Tri melihat Korlantas sudah memulai bersama beberapa Ditlantas juga sudah melakukan dengan strategi beberapa ETLE, tetapi belum secara terkoordinasi agoritmanya, atau bagaimana prosesnya itu bisa terselenggara dengan terukur, termasuk juga dengan stakeholder lainnya.
“Seperti apakah ETLE harus disediakan oleh Korlantas cameranya atau pemerintah daerah? Didalam RUNK LLAJ yang sekarang itu bisa kita diskusikan bersama dengan pemerintah daerah, karena tanggungjawab pemerintah daerah ketika ada etle dipersimpangan itu bukan saja hanya pengaturan pergerakan yang dikaitkan dengan fungsi dinas perhubunganya, tetapi bisa disharing untuk dilakukan penegakan hukum berbasis digital. Ini yang paling penting.

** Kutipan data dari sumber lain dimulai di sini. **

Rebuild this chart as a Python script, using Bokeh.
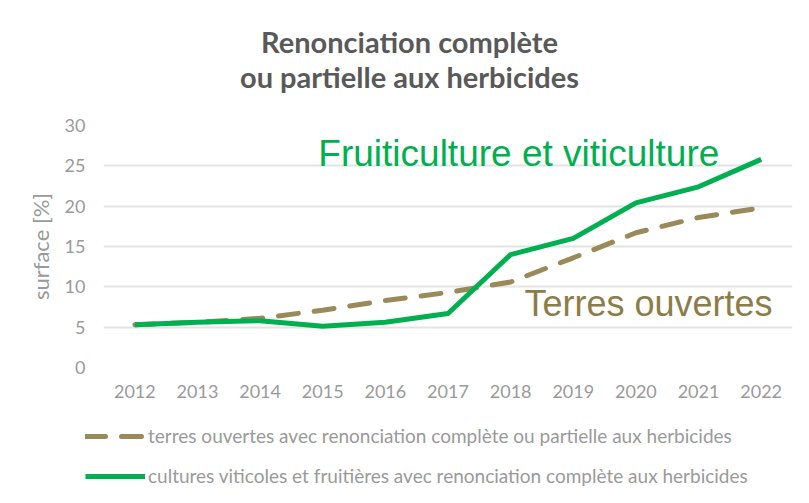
from bokeh.plotting import figure
from bokeh.models import Legend, LegendItem, Label, FixedTicker, Range1d
from bokeh.layouts import column
from bokeh.embed import file_html
from bokeh.resources import INLINE

years = ["2012", "2013", "2014", "2015", "2016", "2017", "2018", "2019", "2020", "2021", "2022"]
terres = [5.3, 5.6, 6.1, 7.1, 8.3, 9.3, 10.6, 13.6, 16.7, 18.6, 19.8]
cultures = [5.3, 5.6, 5.8, 5.1, 5.6, 6.7, 14.0, 16.0, 20.4, 22.4, 25.8]
y_ticks = [0, 5, 10, 15, 20, 25, 30]

title_line1 = "Renonciation complète"
title_line2 = "ou partielle aux herbicides"
label_terres = "terres ouvertes avec renonciation complète ou partielle aux herbicides"
label_cultures = "cultures viticoles et fruitières avec renonciation complète aux herbicides"
annot_fruit = "Fruiticulture et viticulture"
annot_terres = "Terres ouvertes"

GREEN = "#00b050"
OLIVE = "#9a8a5a"
OLIVE_TXT = "#8b7d48"
GRAY = "#9a9a9a"
FONT = "Lato"
ANN_FONT = "Liberation Sans"
W = 801


def bare(h, xr, yr):
    f = figure(width=W, height=h, x_range=xr, y_range=yr, output_backend="svg",
               toolbar_location=None, x_axis_type=None, y_axis_type=None, title=None,
               min_border=0, min_border_left=0, min_border_right=0,
               min_border_top=0, min_border_bottom=0, frame_align=False)
    f.outline_line_color = None
    f.xgrid.visible = False
    f.ygrid.visible = False
    f.background_fill_color = "white"
    f.border_fill_color = "white"
    return f


# --- title block ---
top = bare(110, Range1d(0, W), Range1d(110, 0))
for txt, yy in ((title_line1, 41), (title_line2, 76)):
    top.add_layout(Label(x=409, y=yy, text=txt, text_align="center", text_baseline="alphabetic",
                         text_font=FONT, text_font_size="29px", text_font_style="bold",
                         text_color="#595959"))

# --- main chart ---
p = figure(x_range=years, y_range=(0, 30), width=W, height=302,
           output_backend="svg", toolbar_location=None, frame_align=False,
           min_border_left=103, min_border_right=9, min_border_top=15, min_border_bottom=45)
p.outline_line_color = None
p.background_fill_color = "white"
p.border_fill_color = "white"

p.xgrid.grid_line_color = None
p.ygrid.grid_line_color = "#e3e3e3"
p.ygrid.grid_line_width = 2

p.yaxis.ticker = FixedTicker(ticks=y_ticks)
for ax in (p.xaxis[0], p.yaxis[0]):
    ax.axis_line_color = None
    ax.major_tick_line_color = None
    ax.minor_tick_line_color = None
    ax.major_tick_out = 0
    ax.major_tick_in = 0
    ax.major_label_text_font = FONT
    ax.major_label_text_font_size = "18px"
    ax.major_label_text_color = GRAY
p.yaxis.major_label_standoff = 18
p.xaxis.major_label_standoff = 17
p.yaxis.axis_label = "surface [%]"
p.yaxis.axis_label_text_font = FONT
p.yaxis.axis_label_text_font_size = "22px"
p.yaxis.axis_label_text_font_style = "normal"
p.yaxis.axis_label_text_color = GRAY
p.yaxis.axis_label_standoff = 8

p.line(years, terres, line_color=OLIVE, line_width=5, line_dash="20 16", line_cap="round")
p.line(years, cultures, line_color=GREEN, line_width=5, line_join="round")

p.add_layout(Label(x=3.43, y=26.5, text=annot_fruit, text_font=ANN_FONT, text_font_size="37px",
                   text_color=GREEN, text_baseline="alphabetic"))
p.add_layout(Label(x=6.72, y=7.9, text=annot_terres, text_font=ANN_FONT, text_font_size="36px",
                   text_color=OLIVE_TXT, text_baseline="alphabetic"))

# --- legend block ---
lg = bare(83, Range1d(0, 1), Range1d(0, 1))
g1 = lg.line(x=[-10, -9], y=[-10, -9], line_color=OLIVE, line_width=5, line_dash="20 16",
             line_cap="round")
g2 = lg.line(x=[-10, -9], y=[-10, -9], line_color=GREEN, line_width=5)
legend = Legend(items=[LegendItem(label=label_terres, renderers=[g1]),
                       LegendItem(label=label_cultures, renderers=[g2])],
                location=(85, 8), orientation="vertical",
                glyph_width=60, glyph_height=20, label_height=20, spacing=17,
                label_standoff=3, padding=0, margin=0,
                label_text_font=FONT, label_text_font_size="19px", label_text_color=GRAY,
                border_line_color=None, background_fill_alpha=0)
lg.add_layout(legend, "center")

layout = column(top, p, lg, spacing=0)
open("out.html", "w").write(file_html(layout, INLINE))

Jadi saya kira tidak mungkin Korlantas menyediakan seluruh jaringan jalan di Indonesia ETLE, tapi membantu pemerintah daerah sebagai pendorong untuk mengawali itu perlu dilakukan,” imbuh Tri.
Tri berpesan bahwa perkembangan digitalisasi tidak bisa dihindari. Jadi Korlantas harus merekrut talenta muda untuk masuk ke sini.
“Bintara-bintara sekarang pendidikannya bukan sekedar lari dan fisik tetapi harus mampu memahami digitalisasi, smart city dan bagaimana fungsi dan tugasnya,” tutup Tri.